SACGF / variantgrid

VariantGrid public repo
Other
23 stars 2 forks source link

Seqauto API #76

Open davmlaw opened 3 years ago

davmlaw commented 3 years ago

VariantGrid Sequencing API

Goal: TAU diagnostic team make API calls to upload VCFs and other sequencing related data to VariantGrid at the end of their pipelines

Current behavior: VariantGrid runs scheduled (and manually triggered) scans that use “find” to scan the TAU disks for sequencing files and loading them into the system

Motivating problems w/current:

“Find” causes high server/network/disk usage Lag between pipeline finishing and VG finding new files (requires manual button press or waiting for next scheduled scan) VG needs to have filesystem access (cloud systems have no sequencing file automation) VG developers need to know TAU details (eg paths to different VCF files used by different kits/panels) and update code

—--------

Plan:

  1. DML creates idempotent[1] API to do everything sequencing related (add sequencing runs, sample sheets, bams, link VCFs to sequencing runs etc).
  2. DML writes “variantgrid_api” client library (pip package) that simplifies making API calls [2]
  3. DML re-implements the “sequencing scanning” as a script external to VariantGrid (running as a schedule task on the VM) This uses my existing code implementations of “how to find a VCF file from a haem sequencing run”
  4. DML tuns off scheduled VG sequencing scans (will still leave manual button there) At the end of this step, there should be no visible behavioural change to users (stuff still loads as it did)
  5. DML sends code from (3) above to TAU diagnostic team
  6. TAU team take example code and modify it to fit in their pipeline. Eg as the very last step of a successful pipeline, they call the code to upload files and link them etc. This can use TAU code to eg “how to find a VCF file from a haem sequencing run”, meaning they now have responsibility for that
  7. TAU team tests their code against the test server
  8. TAU team uses code in prod / Auto scan script in (3) disabled. If anything doesn’t work we can just manually re-scan or turn back on (3) VG internal scan code removed from latest code (VG4). It will be left in VG3 but disabled. This reduces complexity from our system (don’t need to keep track of directory structure any more etc)

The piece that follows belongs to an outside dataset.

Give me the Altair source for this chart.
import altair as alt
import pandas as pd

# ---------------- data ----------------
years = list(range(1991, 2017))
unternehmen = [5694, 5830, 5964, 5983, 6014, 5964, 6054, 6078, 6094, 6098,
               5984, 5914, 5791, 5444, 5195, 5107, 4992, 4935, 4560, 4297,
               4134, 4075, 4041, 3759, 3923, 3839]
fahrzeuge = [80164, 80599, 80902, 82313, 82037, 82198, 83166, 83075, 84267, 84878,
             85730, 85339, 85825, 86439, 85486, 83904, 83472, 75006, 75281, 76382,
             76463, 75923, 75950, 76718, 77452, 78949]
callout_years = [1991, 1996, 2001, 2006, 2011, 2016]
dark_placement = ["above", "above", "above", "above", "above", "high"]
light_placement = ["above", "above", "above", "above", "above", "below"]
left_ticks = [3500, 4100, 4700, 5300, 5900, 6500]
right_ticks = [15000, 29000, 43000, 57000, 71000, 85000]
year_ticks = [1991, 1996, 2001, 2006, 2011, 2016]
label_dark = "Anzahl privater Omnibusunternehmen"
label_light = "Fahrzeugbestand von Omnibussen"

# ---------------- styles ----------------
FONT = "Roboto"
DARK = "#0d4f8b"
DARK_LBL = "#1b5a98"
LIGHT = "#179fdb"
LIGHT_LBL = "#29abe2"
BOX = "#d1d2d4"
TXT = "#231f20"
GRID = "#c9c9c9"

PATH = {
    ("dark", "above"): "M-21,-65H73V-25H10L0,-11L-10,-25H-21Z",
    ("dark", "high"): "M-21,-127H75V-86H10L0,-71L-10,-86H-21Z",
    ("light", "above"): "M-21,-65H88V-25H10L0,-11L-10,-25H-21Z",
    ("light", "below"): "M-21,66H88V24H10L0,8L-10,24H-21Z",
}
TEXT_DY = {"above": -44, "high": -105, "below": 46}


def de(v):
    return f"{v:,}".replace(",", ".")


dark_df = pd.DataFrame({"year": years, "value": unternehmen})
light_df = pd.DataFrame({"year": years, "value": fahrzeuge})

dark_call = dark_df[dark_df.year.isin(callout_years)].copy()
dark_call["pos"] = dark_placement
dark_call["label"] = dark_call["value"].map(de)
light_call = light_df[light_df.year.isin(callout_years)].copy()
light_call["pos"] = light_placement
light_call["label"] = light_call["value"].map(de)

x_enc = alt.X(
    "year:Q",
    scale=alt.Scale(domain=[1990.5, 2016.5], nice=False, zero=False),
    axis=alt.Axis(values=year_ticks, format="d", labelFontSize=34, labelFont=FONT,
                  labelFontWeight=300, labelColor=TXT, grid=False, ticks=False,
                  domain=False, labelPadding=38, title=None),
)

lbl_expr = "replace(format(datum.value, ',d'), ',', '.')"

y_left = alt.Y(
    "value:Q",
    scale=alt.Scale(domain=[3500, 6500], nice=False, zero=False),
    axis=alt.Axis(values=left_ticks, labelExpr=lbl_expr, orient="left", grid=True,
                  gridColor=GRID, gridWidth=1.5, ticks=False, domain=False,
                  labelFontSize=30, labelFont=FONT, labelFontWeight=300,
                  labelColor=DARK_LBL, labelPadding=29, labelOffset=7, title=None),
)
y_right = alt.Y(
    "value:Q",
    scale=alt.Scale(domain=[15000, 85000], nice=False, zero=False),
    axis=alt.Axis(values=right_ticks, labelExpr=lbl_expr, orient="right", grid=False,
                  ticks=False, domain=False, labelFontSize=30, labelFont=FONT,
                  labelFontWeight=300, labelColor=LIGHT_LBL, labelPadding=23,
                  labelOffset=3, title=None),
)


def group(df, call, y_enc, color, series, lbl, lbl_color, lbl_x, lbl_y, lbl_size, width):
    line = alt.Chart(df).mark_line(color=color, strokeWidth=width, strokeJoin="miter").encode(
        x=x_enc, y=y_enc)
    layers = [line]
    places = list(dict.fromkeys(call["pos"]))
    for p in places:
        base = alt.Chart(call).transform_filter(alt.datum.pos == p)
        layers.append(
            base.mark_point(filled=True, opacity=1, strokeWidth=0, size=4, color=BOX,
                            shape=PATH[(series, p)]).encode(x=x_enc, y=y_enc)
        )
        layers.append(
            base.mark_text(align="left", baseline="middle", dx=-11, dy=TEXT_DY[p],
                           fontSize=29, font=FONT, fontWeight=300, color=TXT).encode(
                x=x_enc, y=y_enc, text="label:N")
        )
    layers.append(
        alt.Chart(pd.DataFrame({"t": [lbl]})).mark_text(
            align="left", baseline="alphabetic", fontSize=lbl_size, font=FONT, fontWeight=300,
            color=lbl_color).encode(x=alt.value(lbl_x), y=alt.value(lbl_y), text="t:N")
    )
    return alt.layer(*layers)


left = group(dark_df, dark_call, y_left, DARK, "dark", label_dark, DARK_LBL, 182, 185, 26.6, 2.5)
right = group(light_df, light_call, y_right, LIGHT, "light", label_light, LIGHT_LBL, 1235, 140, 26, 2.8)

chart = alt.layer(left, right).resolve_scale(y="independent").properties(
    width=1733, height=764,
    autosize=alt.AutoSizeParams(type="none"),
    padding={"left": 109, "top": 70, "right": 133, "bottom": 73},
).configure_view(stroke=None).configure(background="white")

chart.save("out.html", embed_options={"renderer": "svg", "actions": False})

[1] An idempotent API is one where the operation will have the same result no matter how many times it's applied. This is so we can leave the scanning on, and have pipelines run multiple times, without having to write special purpose client side code (eg to handle errors if sequencing run already added by auto scan or previous pipeline runs)

[2] API example:

            from variantgrid_api import VariantGridAPI()

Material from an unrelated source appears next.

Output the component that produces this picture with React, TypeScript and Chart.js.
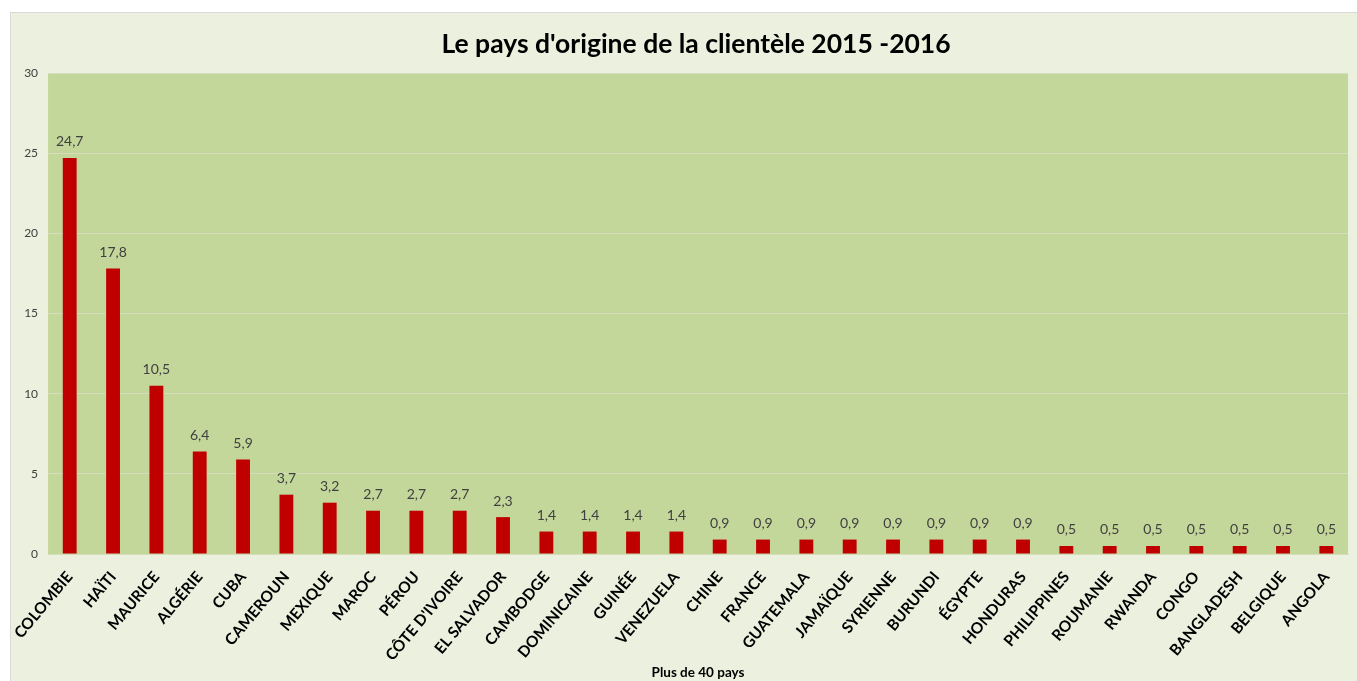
import React, { useEffect, useRef } from "react";
import { Chart, registerables } from "chart.js";

Chart.register(...registerables);

const titleText = "Le pays d'origine de la clientèle 2015 -2016";
const xAxisTitle = "Plus de 40 pays";

const countries = [
  "COLOMBIE", "HAÏTI", "MAURICE", "ALGÉRIE", "CUBA", "CAMEROUN", "MEXIQUE", "MAROC",
  "PÉROU", "CÔTE D'IVOIRE", "EL SALVADOR", "CAMBODGE", "DOMINICAINE", "GUINÉE",
  "VENEZUELA", "CHINE", "FRANCE", "GUATEMALA", "JAMAÏQUE", "SYRIENNE", "BURUNDI",
  "ÉGYPTE", "HONDURAS", "PHILIPPINES", "ROUMANIE", "RWANDA", "CONGO", "BANGLADESH",
  "BELGIQUE", "ANGOLA",
];

const shares = [
  24.7, 17.8, 10.5, 6.4, 5.9, 3.7, 3.2, 2.7,
  2.7, 2.7, 2.3, 1.4, 1.4, 1.4,
  1.4, 0.9, 0.9, 0.9, 0.9, 0.9, 0.9,
  0.9, 0.9, 0.5, 0.5, 0.5, 0.5, 0.5,
  0.5, 0.5,
];

const yMin = 0;
const yMax = 30;
const yStep = 5;

const FONT = "Lato, 'Open Sans', sans-serif";

const fmt = (v: number) => v.toFixed(1).replace(".", ",");

const valueLabels = {
  id: "valueLabels",
  afterDatasetsDraw(chart: any) {
    const ctx = chart.ctx;
    const meta = chart.getDatasetMeta(0);
    const data = chart.data.datasets[0].data as number[];
    ctx.save();
    ctx.font = `14px ${FONT}`;
    ctx.fillStyle = "#404040";
    ctx.textAlign = "center";
    ctx.textBaseline = "bottom";
    meta.data.forEach((bar: any, i: number) => {
      ctx.fillText(fmt(data[i]), bar.x, bar.y - 9);
    });
    ctx.restore();
  },
};

const chartTitle = {
  id: "chartTitle",
  afterDraw(chart: any) {
    const ctx = chart.ctx;
    const { chartArea } = chart;
    ctx.save();
    ctx.font = `bold 26.5px ${FONT}`;
    ctx.fillStyle = "#000000";
    ctx.textAlign = "center";
    ctx.textBaseline = "alphabetic";
    ctx.fillText(titleText, (chartArea.left + chartArea.right) / 2 - 2, 40);
    ctx.restore();
  },
};

export default function App() {
  const ref = useRef<HTMLCanvasElement | null>(null);

  useEffect(() => {
    if (!ref.current) return;
    const chart = new Chart(ref.current, {
      type: "bar",
      data: {
        labels: countries,
        datasets: [
          {
            data: shares,
            backgroundColor: "#C00000",
            borderWidth: 0,
            categoryPercentage: 1,
            barPercentage: 0.32,
          },
        ],
      },
      options: {
        responsive: false,
        animation: false,
        layout: { padding: { left: 0, right: 9, top: 60, bottom: 0 } },
        plugins: {
          legend: { display: false },
          tooltip: { enabled: false },
          title: { display: false },
        },
        scales: {
          x: {
            grid: { display: false },
            border: { display: true, color: "#D5DDBD" },
            ticks: {
              autoSkip: false,
              minRotation: 50,
              maxRotation: 50,
              padding: 6,
              color: "#000000",
              font: { family: FONT, size: 15.5, weight: "bold" },
            },
            title: {
              display: true,
              text: xAxisTitle,
              color: "#000000",
              font: { family: FONT, size: 13.5, weight: "bold" },
              padding: { top: 0, bottom: 0 },
            },
            afterFit(scale: any) {
              scale.height = 127;
            },
          },
          y: {
            min: yMin,
            max: yMax,
            border: { display: false },
            grid: { color: "#D5DDBD", drawTicks: false, lineWidth: 1 },
            ticks: {
              stepSize: yStep,
              padding: 10,
              color: "#404040",
              font: { family: FONT, size: 12 },
            },
            afterFit(scale: any) {
              scale.width = 36;
            },
          },
        },
      },
      plugins: [
        {
          id: "plotBg",
          beforeDraw(c: any) {
            const { ctx, chartArea } = c;
            ctx.save();
            ctx.fillStyle = "#C4D79B";
            ctx.fillRect(chartArea.left, chartArea.top, chartArea.right - chartArea.left, chartArea.bottom - chartArea.top);
            ctx.restore();
          },
        },
        valueLabels,
        chartTitle,
      ],
    });
    return () => chart.destroy();
  }, []);

  return (
    <div
      style={{
        position: "fixed",
        left: 10,
        top: 12,
        width: 1347,
        height: 669,
        boxSizing: "border-box",
        background: "#EBF0DF",
        border: "1px solid #D9D9D9",
        borderRight: "none",
        borderBottom: "none",
      }}
    >
      <canvas ref={ref} width={1346} height={668} style={{ display: "block" }} />
    </div>
  );
}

            vg_api = VariantGridAPI()
            uploaded_vcf_id = vg_api.upload_vcf(combined_vcf_filename)
            vg_api.link_vcf_to_sequencing_run(sequencing_run, sample_sheet_hash, uploaded_vcf_id)

We already have PyPI - https://pypi.org/project/variantgrid_api/0.2.0/

The only thing that uses this is Maptastic which is an obsolete version of omni-importer

We have an old repo: https://github.com/SACGF/vg_api Created new repo: https://github.com/SACGF/variantgrid_api

The PyPI variantgrid_api should be minimalistic - the details of loading SA Path stuff will be done in other code and put in SA Path repo

davmlaw commented 1 month ago

Talked to James and API keys is probably the way to go, have a quick read of some docs about this:

https://www.django-rest-framework.org/api-guide/authentication/

~working in branch "seqauto_api"~ - pushed phase 1 to master as I may have to do other stuff for a while

Plan for step 1 - build API:

Plan for step 2 and 3 - write client code

The client calling code and libraries to load objects will be kept in SA Path repo

davmlaw commented 1 week ago

OK been working out how to best do things:

davmlaw commented 1 week ago

Can use SlugRelatedField to lookup via natural keys

davmlaw commented 1 week ago

SampleGeneList needs a sample, and VCF may not be loaded by the time we load the QC Gene list. We just try QCGeneList.create_and_assign_sample_gene_list then handle the SampleFromSequencingSample.DoesNotExist and carry on if VCF not loaded yet

Then in VCF import we run: upload.vcf.vcf_import.link_samples_and_vcfs_to_sequencing which attempts it again

This should probably be a signal that we handle in seqauto app but can do that later

For the API - we'll just make ActiveSampleGeneList the latest one


TODO: